EXERCISE AIM: Retype, please, the listing from its opening line through the line that contains "fig = go.Figure()", both included, without the pictures.
* Start *
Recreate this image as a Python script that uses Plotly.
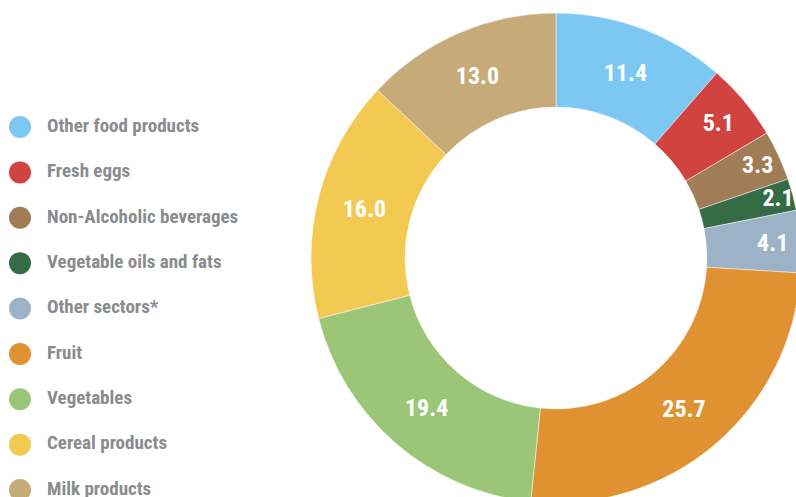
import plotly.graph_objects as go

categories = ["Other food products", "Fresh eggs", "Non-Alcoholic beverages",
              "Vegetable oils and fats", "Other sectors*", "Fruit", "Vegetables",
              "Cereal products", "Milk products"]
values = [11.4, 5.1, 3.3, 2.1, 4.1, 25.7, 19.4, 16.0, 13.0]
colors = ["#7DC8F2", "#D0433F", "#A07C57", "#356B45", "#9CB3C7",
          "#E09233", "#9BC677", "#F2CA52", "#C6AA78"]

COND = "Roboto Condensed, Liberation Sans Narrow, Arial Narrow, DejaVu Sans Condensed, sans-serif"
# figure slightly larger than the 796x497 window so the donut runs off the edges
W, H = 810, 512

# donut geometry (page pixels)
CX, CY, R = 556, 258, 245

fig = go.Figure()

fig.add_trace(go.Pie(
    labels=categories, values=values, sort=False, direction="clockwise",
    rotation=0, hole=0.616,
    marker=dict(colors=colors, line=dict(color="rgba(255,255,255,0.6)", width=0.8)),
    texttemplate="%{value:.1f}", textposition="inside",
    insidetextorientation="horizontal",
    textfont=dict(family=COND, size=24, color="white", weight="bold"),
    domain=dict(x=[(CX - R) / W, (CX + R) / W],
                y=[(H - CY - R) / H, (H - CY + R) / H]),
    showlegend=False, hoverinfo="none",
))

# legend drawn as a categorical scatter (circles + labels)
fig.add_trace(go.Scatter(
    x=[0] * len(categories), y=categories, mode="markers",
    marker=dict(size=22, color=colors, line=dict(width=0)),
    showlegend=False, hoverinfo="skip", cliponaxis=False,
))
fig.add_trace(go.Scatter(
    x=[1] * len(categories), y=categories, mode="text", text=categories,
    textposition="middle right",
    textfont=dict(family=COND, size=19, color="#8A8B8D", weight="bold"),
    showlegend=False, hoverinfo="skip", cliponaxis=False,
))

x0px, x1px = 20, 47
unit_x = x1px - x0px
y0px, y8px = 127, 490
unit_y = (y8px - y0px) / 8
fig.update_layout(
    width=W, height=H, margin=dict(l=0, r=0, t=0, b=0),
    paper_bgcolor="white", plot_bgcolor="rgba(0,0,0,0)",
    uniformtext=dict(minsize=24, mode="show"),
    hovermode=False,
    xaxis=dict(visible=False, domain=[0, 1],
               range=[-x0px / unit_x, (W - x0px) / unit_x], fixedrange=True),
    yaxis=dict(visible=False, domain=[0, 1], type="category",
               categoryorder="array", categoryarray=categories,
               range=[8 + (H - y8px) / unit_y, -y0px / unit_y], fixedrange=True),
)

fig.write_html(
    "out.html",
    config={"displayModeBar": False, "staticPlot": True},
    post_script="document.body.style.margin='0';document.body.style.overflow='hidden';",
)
* End *
SOLUTION BELOW:
Recreate this image as a Python script that uses Plotly.
import plotly.graph_objects as go

categories = ["Other food products", "Fresh eggs", "Non-Alcoholic beverages",
              "Vegetable oils and fats", "Other sectors*", "Fruit", "Vegetables",
              "Cereal products", "Milk products"]
values = [11.4, 5.1, 3.3, 2.1, 4.1, 25.7, 19.4, 16.0, 13.0]
colors = ["#7DC8F2", "#D0433F", "#A07C57", "#356B45", "#9CB3C7",
          "#E09233", "#9BC677", "#F2CA52", "#C6AA78"]

COND = "Roboto Condensed, Liberation Sans Narrow, Arial Narrow, DejaVu Sans Condensed, sans-serif"
# figure slightly larger than the 796x497 window so the donut runs off the edges
W, H = 810, 512

# donut geometry (page pixels)
CX, CY, R = 556, 258, 245

fig = go.Figure()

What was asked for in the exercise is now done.